The structure and dynamics of water adsorbed at metal surfaces is of central importance not only from a fundamental but also from an applied point of view in corrosion processes, electrochemistry and catalysis, in which the formation and/or dissociation of water on metallic surfaces occur. Even though water/metal systems have been extensively investigated, particularly on flat surfaces, little is known about the chemistry of water on stepped surfaces, which commonly take place in realistic situations.
By means of first-principles simulations, we investigate the adsorption and dissociation of water clusters and one-dimensional chains of water on flat (111) and stepped (211) and (221) surfaces of several transition metals: Rh, Ir, Pd and Pt. Water binds preferentially to the edge of the steps than to terrace sites, forming isolated clusters or chains. The linear clusters formed at the step are stabilized by the cooperative effect of chemical bonds with the metal and hydrogen bonding. The adsorption of water on (221) surfaces is the most favorable, while on (111) it is the least favorable.
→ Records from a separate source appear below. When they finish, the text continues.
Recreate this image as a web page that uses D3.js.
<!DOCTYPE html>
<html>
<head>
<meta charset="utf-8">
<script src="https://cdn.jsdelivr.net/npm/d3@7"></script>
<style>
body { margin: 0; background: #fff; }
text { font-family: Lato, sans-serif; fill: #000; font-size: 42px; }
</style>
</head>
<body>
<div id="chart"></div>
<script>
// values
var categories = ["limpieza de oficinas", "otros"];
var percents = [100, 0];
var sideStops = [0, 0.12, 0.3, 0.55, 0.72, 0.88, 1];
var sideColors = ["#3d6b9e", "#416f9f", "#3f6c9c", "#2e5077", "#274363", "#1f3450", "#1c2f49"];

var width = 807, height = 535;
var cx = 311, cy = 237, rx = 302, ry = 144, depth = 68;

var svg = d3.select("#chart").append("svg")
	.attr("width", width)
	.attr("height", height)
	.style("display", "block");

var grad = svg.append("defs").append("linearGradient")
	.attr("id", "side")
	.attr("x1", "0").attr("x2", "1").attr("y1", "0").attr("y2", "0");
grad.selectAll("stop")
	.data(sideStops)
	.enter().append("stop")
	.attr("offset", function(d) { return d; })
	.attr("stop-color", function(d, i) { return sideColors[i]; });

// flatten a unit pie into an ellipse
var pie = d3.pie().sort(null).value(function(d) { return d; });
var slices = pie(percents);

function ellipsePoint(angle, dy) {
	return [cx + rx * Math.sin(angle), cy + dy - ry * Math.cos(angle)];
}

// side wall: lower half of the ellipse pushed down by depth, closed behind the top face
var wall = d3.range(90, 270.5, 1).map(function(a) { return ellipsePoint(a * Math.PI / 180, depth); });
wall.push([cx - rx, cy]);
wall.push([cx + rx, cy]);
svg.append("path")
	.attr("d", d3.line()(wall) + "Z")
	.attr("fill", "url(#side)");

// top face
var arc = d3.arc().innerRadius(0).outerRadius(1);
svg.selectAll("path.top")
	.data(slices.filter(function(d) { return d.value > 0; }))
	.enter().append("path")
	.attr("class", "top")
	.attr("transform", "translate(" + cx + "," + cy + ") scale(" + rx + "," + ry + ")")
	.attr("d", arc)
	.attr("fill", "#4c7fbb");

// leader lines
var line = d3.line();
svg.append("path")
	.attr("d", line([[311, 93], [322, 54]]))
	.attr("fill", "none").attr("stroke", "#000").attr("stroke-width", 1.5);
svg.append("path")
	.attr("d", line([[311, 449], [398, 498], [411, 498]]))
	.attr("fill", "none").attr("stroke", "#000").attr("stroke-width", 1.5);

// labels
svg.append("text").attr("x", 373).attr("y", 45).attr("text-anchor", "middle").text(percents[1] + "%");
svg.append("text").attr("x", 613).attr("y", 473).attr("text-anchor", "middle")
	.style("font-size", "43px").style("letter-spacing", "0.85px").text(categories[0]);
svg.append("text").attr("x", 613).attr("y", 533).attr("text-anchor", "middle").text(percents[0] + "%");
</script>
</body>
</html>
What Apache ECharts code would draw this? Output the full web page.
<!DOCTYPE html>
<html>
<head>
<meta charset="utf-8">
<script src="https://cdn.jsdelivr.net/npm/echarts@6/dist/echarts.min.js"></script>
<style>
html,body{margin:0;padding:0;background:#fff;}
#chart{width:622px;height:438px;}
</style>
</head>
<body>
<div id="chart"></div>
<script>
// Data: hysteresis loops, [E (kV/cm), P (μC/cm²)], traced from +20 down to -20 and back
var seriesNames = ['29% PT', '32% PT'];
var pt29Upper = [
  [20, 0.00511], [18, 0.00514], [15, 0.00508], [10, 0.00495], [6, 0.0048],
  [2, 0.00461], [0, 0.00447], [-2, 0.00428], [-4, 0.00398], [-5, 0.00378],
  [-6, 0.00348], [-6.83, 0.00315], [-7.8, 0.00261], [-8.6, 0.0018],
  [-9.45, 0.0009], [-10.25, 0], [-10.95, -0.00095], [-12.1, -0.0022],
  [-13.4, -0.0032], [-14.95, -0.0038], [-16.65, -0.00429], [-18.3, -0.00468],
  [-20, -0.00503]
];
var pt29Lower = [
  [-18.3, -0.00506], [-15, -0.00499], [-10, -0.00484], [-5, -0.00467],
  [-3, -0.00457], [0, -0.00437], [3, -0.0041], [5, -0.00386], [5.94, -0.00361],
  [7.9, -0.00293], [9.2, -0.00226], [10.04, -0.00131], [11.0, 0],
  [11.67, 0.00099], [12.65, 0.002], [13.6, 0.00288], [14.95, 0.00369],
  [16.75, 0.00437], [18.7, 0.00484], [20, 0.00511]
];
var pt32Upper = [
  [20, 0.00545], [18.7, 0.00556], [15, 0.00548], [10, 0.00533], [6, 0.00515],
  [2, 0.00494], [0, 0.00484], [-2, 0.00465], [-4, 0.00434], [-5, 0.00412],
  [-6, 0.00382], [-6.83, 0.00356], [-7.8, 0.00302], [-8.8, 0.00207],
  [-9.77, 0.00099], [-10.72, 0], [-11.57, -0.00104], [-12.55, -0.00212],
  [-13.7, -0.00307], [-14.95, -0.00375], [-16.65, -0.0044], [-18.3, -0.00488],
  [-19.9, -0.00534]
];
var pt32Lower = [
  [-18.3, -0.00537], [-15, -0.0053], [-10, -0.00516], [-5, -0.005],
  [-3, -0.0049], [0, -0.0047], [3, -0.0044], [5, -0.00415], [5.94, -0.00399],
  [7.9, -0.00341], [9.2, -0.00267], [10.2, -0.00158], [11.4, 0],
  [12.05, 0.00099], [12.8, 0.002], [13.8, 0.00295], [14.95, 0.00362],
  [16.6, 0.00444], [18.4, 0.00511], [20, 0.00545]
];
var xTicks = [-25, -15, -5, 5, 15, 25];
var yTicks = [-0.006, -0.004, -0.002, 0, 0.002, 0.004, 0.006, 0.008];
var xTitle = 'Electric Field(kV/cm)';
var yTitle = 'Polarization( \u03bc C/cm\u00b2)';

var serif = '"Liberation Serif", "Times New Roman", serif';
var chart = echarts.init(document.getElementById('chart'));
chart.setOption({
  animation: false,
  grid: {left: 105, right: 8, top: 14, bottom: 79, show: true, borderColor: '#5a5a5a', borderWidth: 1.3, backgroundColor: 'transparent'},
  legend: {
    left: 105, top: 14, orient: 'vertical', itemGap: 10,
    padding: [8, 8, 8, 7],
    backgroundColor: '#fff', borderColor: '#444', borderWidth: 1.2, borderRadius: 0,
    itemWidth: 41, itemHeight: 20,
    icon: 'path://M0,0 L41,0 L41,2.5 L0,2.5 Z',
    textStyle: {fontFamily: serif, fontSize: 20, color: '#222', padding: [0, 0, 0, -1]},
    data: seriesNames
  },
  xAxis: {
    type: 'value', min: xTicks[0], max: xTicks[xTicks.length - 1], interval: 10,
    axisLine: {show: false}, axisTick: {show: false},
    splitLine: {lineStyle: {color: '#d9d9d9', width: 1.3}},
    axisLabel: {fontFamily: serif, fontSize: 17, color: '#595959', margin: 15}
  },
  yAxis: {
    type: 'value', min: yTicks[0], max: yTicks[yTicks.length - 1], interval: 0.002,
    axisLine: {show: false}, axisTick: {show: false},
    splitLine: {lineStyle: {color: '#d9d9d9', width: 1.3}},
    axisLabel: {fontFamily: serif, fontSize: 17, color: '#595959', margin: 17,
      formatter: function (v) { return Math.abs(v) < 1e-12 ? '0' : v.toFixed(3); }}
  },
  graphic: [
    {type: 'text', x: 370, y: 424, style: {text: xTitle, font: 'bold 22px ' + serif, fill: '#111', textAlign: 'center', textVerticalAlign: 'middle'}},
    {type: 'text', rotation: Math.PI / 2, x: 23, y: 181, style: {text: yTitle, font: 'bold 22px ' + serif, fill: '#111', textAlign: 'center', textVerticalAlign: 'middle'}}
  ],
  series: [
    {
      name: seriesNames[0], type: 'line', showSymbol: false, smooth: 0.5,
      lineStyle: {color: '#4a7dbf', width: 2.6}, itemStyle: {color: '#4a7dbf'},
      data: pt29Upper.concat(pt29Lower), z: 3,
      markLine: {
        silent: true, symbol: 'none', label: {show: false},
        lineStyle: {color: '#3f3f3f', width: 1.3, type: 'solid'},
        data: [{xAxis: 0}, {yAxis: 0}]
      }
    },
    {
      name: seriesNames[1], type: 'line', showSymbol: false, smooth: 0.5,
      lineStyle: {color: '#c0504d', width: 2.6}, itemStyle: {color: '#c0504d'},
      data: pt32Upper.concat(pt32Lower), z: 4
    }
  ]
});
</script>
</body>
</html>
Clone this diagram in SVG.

The enhanced reactivity of metal atoms at the step edge and the cooperative effect of hydrogen bonding enhance the chances of partial dissociation of water clusters on stepped surfaces. Partial dissociation occurs only when the coverage is sufficient to produce trimers or larger clusters, and is promoted by the combination of O−Pt interaction and hydrogen-bonding. The proton transfer mechanism in trimer or 1D chains is determined as well. Dissociation is facilitated most on (211), whereas the least is on (111) surfaces. The identification of trends in the energetics of water dissociation at transition metals is expected to aid the design of better materials for catalysis and fuel cells, in which the density of steps at surfaces would be a relevant additional parameter.
We further explore the dynamics of water film on flat Pt(111) by means of first-principles molecular dynamics simulations. We discuss the structure of water adlayer, the protonation state of water interface and how proton hopping occurs in water/Pt system, and typical time scales of water dynamics.